HOWARD, Sir George (1718-96), of Stoke, Bucks. and Great Bookham, Surr.
Available from Boydell and Brewer
Family and Education
bap. 20 June 1718, 1st s. of Lt.-Gen. Thomas Howard, nephew of Francis, 5th Baron Effingham, of Great Bookham by Mary, da. of Rt. Rev. William Moreton, bp. of Meath. educ. Westminster 1729; Christ Church, Oxf. 1735. m. (1) 16 Feb. 1747, Lady Lucy Wentworth (d. 27 Apr. 1771), da. of Thomas, 1st Earl of Strafford, sis. and coh. of William, 2nd Earl, 1s. 2da.; (2) 21 May 1776, Elizabeth, da. of Peter Beckford of Jamaica, wid. of Thomas, 2nd Earl of Effingham, s.p. suc. fa. 1753; KB 3 Aug. 1774.
Ensign 24 Ft. 1725, lt. 1736, capt.-lt. 1736, capt. 1737; capt. 3 Ft. 1739, lt.-col. 1744, col. 1749; maj.-gen. 1750, lt.-gen. 1760; col. 7 Drag. 1763; gen. 1777; col. 1 Drag. 1779; f.m. 1793.
Gov. Minorca 1766-8, Chelsea Hosp. 1768-95, Jersey 1795-6; PC 29 July 1795.
Howard, a ‘pompous’ but ‘good-humoured’ soldier, sat for Stamford on Lord Exeter’s interest and supported Pitt’s administration. He was known as ‘the King’s Long Tail’ or, as Sir Gilbert Elliot put it in 1786, ‘accounted particularly a King’s vote’.1 His first duty in the Parliament of 1790 was to steer through the House the divorce bill of Lord Exeter’s heir, which was accomplished on 6 June 1791. He was listed hostile to the repeal of the Test Act in Scotland that session. On 12 Mar. 1792 he conceded the need for an inquiry into military accounts and arrears at the War Office. He justified war with revolutionary France, 22 Feb. 1793, regretting that ‘the cause of France’ had been supported by some opposition Members.
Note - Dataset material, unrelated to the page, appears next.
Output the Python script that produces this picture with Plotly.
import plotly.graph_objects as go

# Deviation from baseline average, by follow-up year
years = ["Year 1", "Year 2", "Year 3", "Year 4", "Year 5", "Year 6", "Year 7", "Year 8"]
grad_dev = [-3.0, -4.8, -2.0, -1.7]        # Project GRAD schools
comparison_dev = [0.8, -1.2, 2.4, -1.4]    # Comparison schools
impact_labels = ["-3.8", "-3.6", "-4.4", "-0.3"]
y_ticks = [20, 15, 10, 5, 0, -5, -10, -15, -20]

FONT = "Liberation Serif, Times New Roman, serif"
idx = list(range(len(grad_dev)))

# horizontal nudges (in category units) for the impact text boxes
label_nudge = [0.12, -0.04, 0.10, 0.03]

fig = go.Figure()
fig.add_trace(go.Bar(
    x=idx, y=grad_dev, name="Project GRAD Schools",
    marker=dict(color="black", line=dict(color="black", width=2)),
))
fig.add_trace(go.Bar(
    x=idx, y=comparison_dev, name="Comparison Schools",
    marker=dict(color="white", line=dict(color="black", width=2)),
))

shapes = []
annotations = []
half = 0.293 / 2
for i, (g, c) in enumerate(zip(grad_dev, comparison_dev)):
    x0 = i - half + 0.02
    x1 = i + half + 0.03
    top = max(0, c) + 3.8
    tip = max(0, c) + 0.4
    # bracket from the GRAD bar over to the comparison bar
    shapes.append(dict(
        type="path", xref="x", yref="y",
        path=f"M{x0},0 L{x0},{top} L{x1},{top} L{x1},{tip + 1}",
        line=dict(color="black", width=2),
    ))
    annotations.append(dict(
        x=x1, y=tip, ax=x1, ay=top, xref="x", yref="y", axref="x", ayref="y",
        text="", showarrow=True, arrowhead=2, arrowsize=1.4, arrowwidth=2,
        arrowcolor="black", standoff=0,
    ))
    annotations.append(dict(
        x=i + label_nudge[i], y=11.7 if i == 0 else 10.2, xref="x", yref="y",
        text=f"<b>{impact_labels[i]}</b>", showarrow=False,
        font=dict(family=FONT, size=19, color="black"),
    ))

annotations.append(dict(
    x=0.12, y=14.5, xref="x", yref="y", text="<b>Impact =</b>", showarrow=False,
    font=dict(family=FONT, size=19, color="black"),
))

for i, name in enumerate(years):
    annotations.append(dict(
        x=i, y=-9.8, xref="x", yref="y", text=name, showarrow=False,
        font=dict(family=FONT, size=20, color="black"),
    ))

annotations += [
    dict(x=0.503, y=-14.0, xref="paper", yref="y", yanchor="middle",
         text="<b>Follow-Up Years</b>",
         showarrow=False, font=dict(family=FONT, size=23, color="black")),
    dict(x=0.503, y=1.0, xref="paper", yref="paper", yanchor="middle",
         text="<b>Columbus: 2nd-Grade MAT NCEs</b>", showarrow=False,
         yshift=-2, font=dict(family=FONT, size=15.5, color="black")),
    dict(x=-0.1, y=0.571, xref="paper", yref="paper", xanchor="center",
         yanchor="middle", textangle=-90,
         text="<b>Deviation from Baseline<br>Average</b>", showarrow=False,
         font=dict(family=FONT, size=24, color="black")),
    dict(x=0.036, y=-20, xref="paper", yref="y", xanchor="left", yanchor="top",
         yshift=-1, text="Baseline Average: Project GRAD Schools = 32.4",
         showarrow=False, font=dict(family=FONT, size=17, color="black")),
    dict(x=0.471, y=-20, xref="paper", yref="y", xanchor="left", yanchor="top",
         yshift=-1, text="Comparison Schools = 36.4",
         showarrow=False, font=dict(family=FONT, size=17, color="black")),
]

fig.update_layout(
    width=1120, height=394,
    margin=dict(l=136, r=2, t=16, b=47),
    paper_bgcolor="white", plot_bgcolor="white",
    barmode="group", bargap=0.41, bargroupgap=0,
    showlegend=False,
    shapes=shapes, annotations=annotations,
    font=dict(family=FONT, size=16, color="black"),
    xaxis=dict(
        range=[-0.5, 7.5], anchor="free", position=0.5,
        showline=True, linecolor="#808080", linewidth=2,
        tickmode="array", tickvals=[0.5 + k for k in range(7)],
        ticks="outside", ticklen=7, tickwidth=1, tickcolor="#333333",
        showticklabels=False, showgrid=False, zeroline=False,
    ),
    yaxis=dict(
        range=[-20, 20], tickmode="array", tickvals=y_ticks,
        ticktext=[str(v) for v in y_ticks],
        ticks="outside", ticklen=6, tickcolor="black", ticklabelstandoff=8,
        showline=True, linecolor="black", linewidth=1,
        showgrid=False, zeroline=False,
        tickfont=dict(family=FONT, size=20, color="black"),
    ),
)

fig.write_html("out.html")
Having served nine campaigns abroad, he was confident that both officers and privates were ‘zealously attached to the constitution’. He was chairman of the committee to regulate canal bills, 1 Mar. 1793, and on 1 May teller for the bill to regulate transfers of canal shares. In his last known speech, a rebuke of John Courtenay for a personal attack on Pitt, he described himself as ‘perhaps the eldest Member of the House’, 17 May 1794.
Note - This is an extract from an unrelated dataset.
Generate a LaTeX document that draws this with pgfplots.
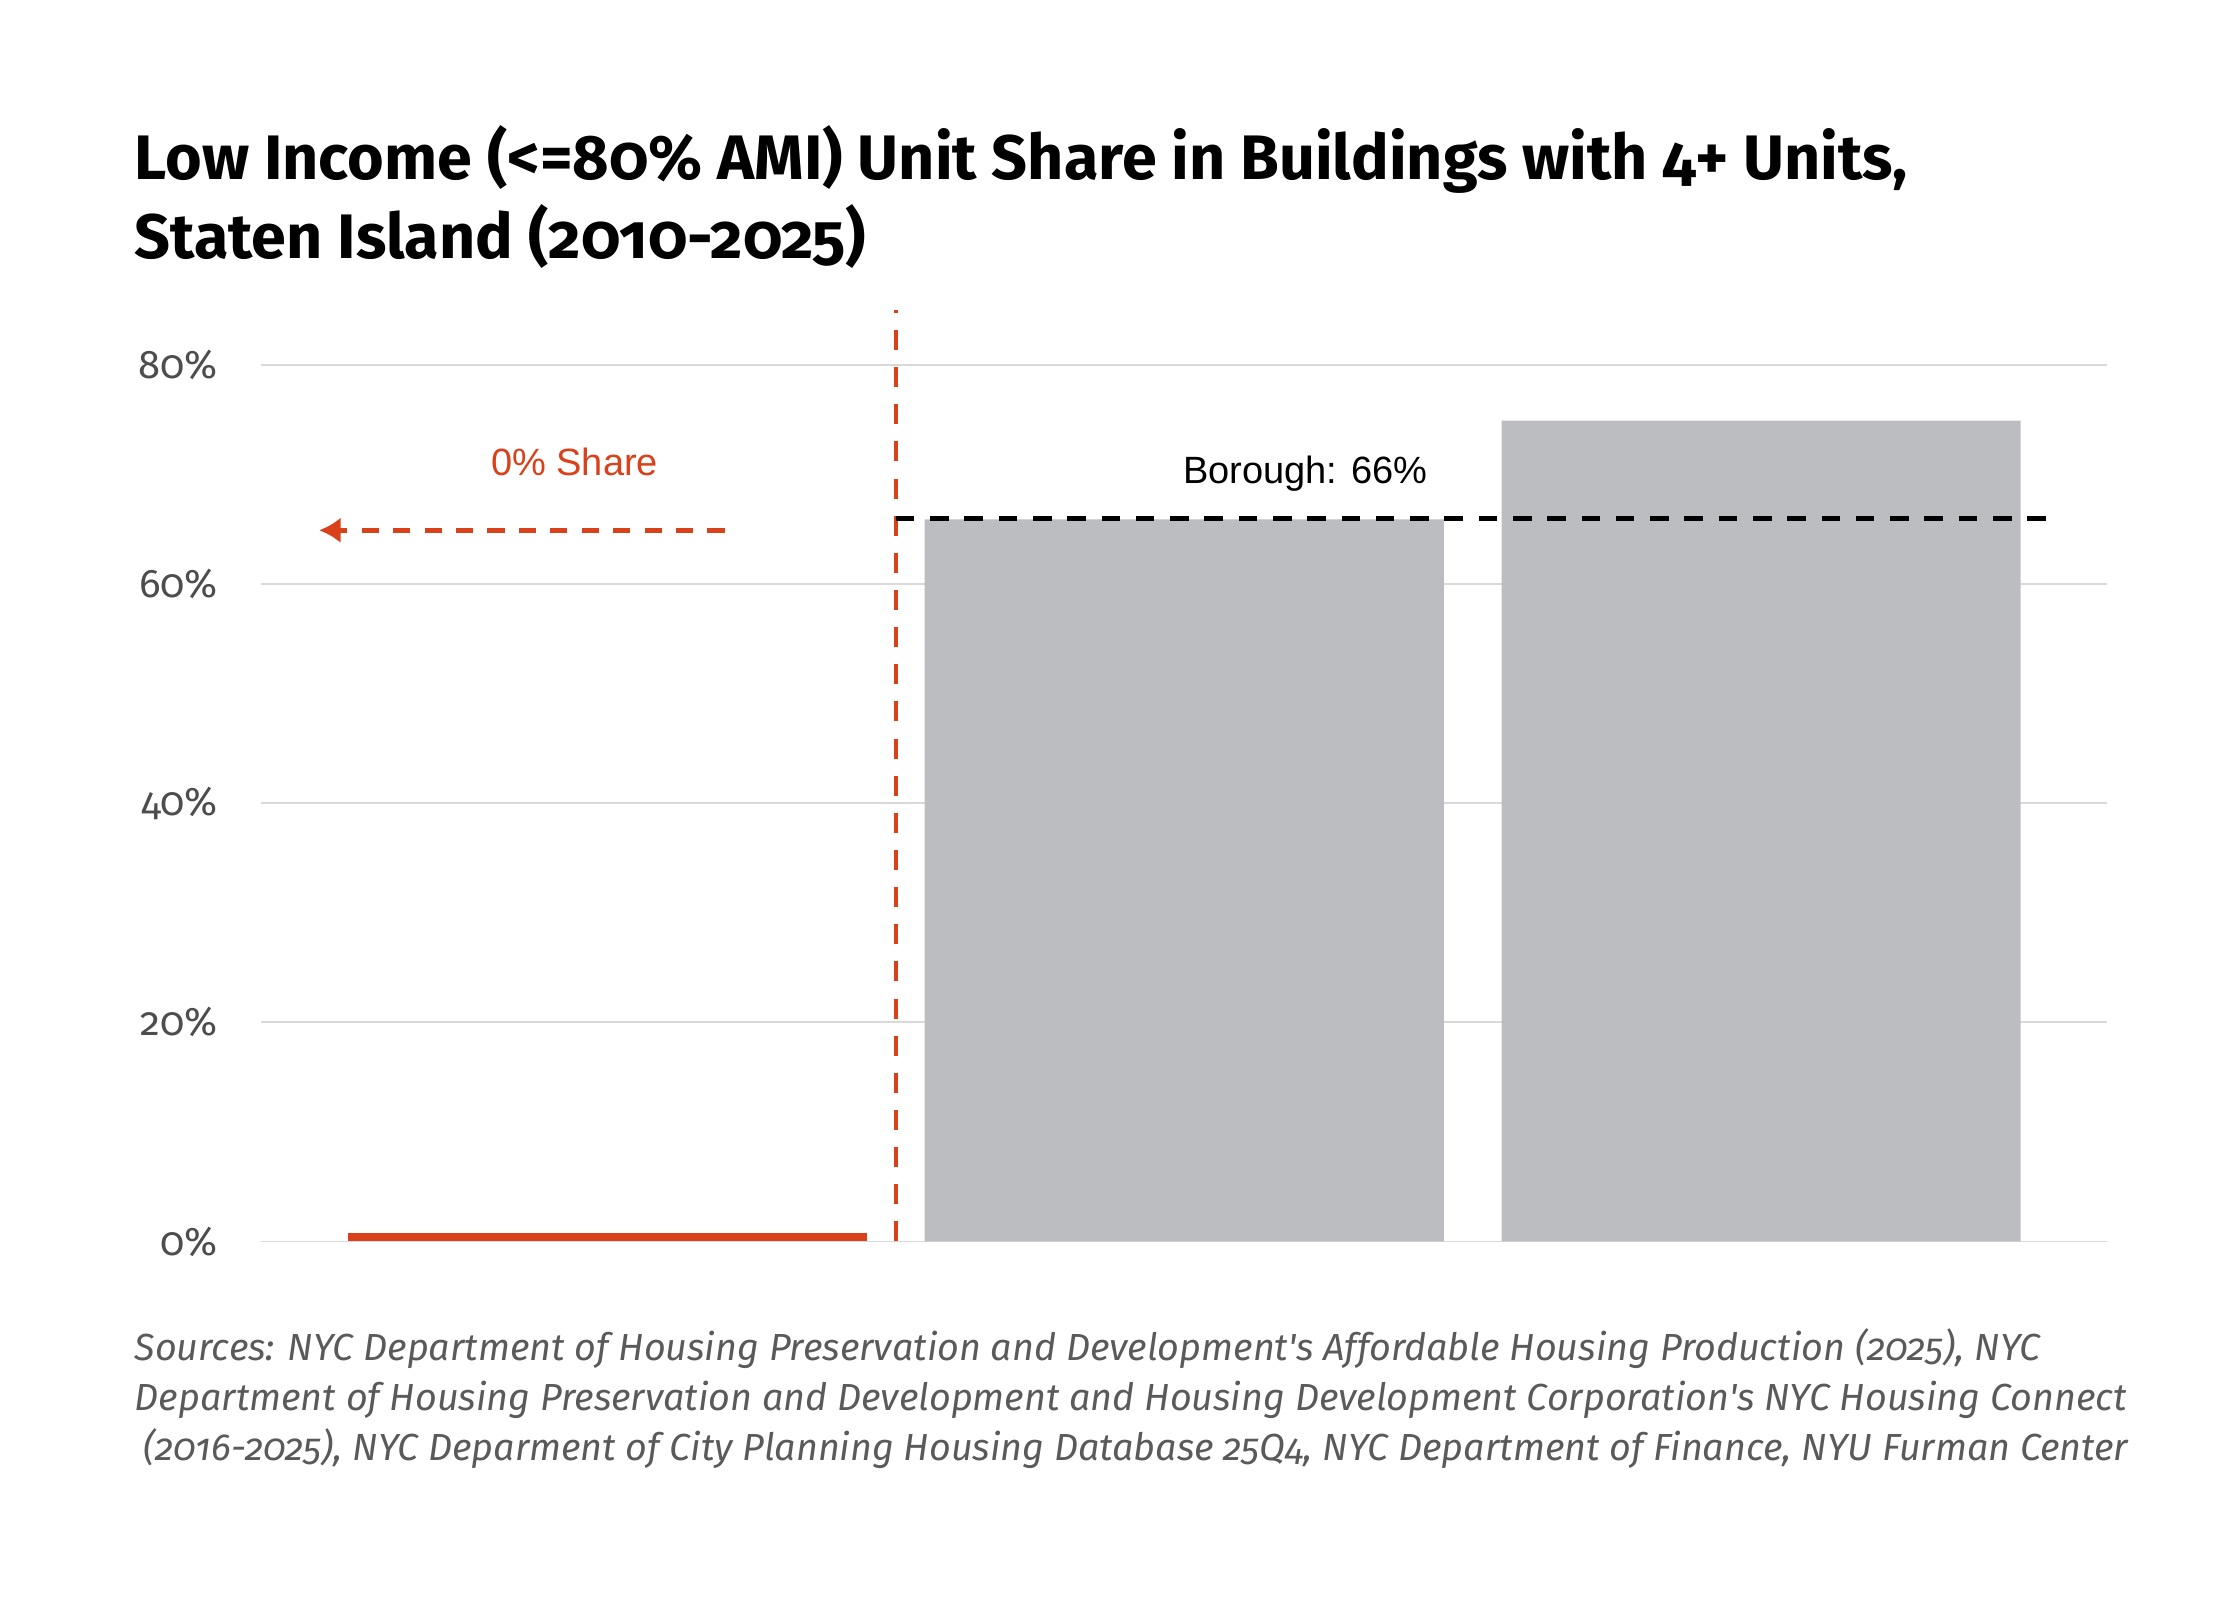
\documentclass[border=0pt]{standalone}
\usepackage{pgfplots}
\pgfplotsset{compat=1.18}
\usepackage{fontspec}
\usetikzlibrary{arrows.meta}
\setmainfont{Fira Sans}[Numbers=OldStyle]
\newfontfamily\titlefont{Fira Sans}[Numbers=OldStyle]
\newfontfamily\arialfont{Liberation Sans}
\definecolor{accred}{HTML}{D9411A}
\definecolor{bargray}{HTML}{BCBDC1}
\definecolor{gridgray}{HTML}{D9D9D9}
\definecolor{ticktext}{HTML}{4D4D4D}
\definecolor{srctext}{HTML}{5A5A5A}
\begin{document}
\begin{tikzpicture}
\useasboundingbox (-91.5pt,-125.5pt) rectangle (692.5pt,434.5pt);
\begin{axis}[
  at={(0,0)}, anchor=south west,
  scale only axis, width=646pt, height=326pt,
  xmin=-0.6, xmax=2.6, ymin=0, ymax=85,
  axis line style={draw=none},
  major tick length=0pt,
  xtick=\empty,
  ytick={0,20,40,60,80},
  ymajorgrids, grid style={gridgray, line width=0.6pt},
  /pgf/number format/assume math mode=true,
  yticklabel={\pgfmathprintnumber{\tick}\%},
  yticklabel style={font=\fontsize{14}{16}\selectfont, text=ticktext, inner sep=0pt, anchor=east, xshift=-15pt},
  clip=false,
]
\addplot[ybar, bar width=0.9, bar shift=0pt, fill=accred, draw=none] coordinates {(0,0.8)};
\addplot[ybar, bar width=0.9, bar shift=0pt, fill=bargray, draw=none] coordinates {(1,65.9) (2,74.9)};
\addplot[accred, line width=1.2pt, dash pattern=on 7pt off 6pt] coordinates {(0.5,0) (0.5,85)};
\addplot[black, line width=1.8pt, dash pattern=on 6.5pt off 5.5pt] coordinates {(0.5,66) (2.5,66)};
\addplot[accred, line width=1.6pt, dash pattern=on 6pt off 5pt, -{Latex[length=7.5pt,width=9pt]}] coordinates {(0.203,64.9) (-0.50,64.9)};
\node[font=\arialfont\fontsize{13.3}{15}\selectfont, text=black] at (axis cs:1.21,70.1) {Borough: 66\%};
\node[font=\arialfont\fontsize{13.3}{15}\selectfont, text=accred] at (axis cs:-0.057,71.1) {0\% Share};
\end{axis}
\node[anchor=base west, inner sep=0pt, font=\titlefont\bfseries\fontsize{22}{26}\selectfont] at (-44.5pt,371.5pt) {Low Income (<=80\% AMI) Unit Share in Buildings with 4+ Units,};
\node[anchor=base west, inner sep=0pt, font=\titlefont\bfseries\fontsize{22}{26}\selectfont] at (-44.5pt,343.9pt) {Staten Island (2010-2025)};
\node[anchor=base west, inner sep=0pt, text=srctext, font=\itshape\fontsize{13.2}{15}\selectfont] at (-44.5pt,-41.5pt) {Sources: NYC Department of Housing Preservation and Development\textquotesingle s Affordable Housing Production (2025), NYC};
\node[anchor=base west, inner sep=0pt, text=srctext, font=\itshape\fontsize{13.2}{15}\selectfont] at (-44.5pt,-59pt) {Department of Housing Preservation and Development and Housing Development Corporation\textquotesingle s NYC Housing Connect};
\node[anchor=base west, inner sep=0pt, text=srctext, font=\itshape\fontsize{13.2}{15}\selectfont] at (-41.5pt,-76.5pt) {(2016-2025), NYC Deparment of City Planning Housing Database 25Q4, NYC Department of Finance, NYU Furman Center};
\end{tikzpicture}
\end{document}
Ten years before he had applied to Pitt for the government of Plymouth. He now obtained that of Jersey. He was taken ill, 15 Nov. 1795, and wrote to Pitt to apologize for absence from the House.2 On 24 Nov. he was a defaulter. He died 16 July 1796, before he could take his seat in the new Parliament.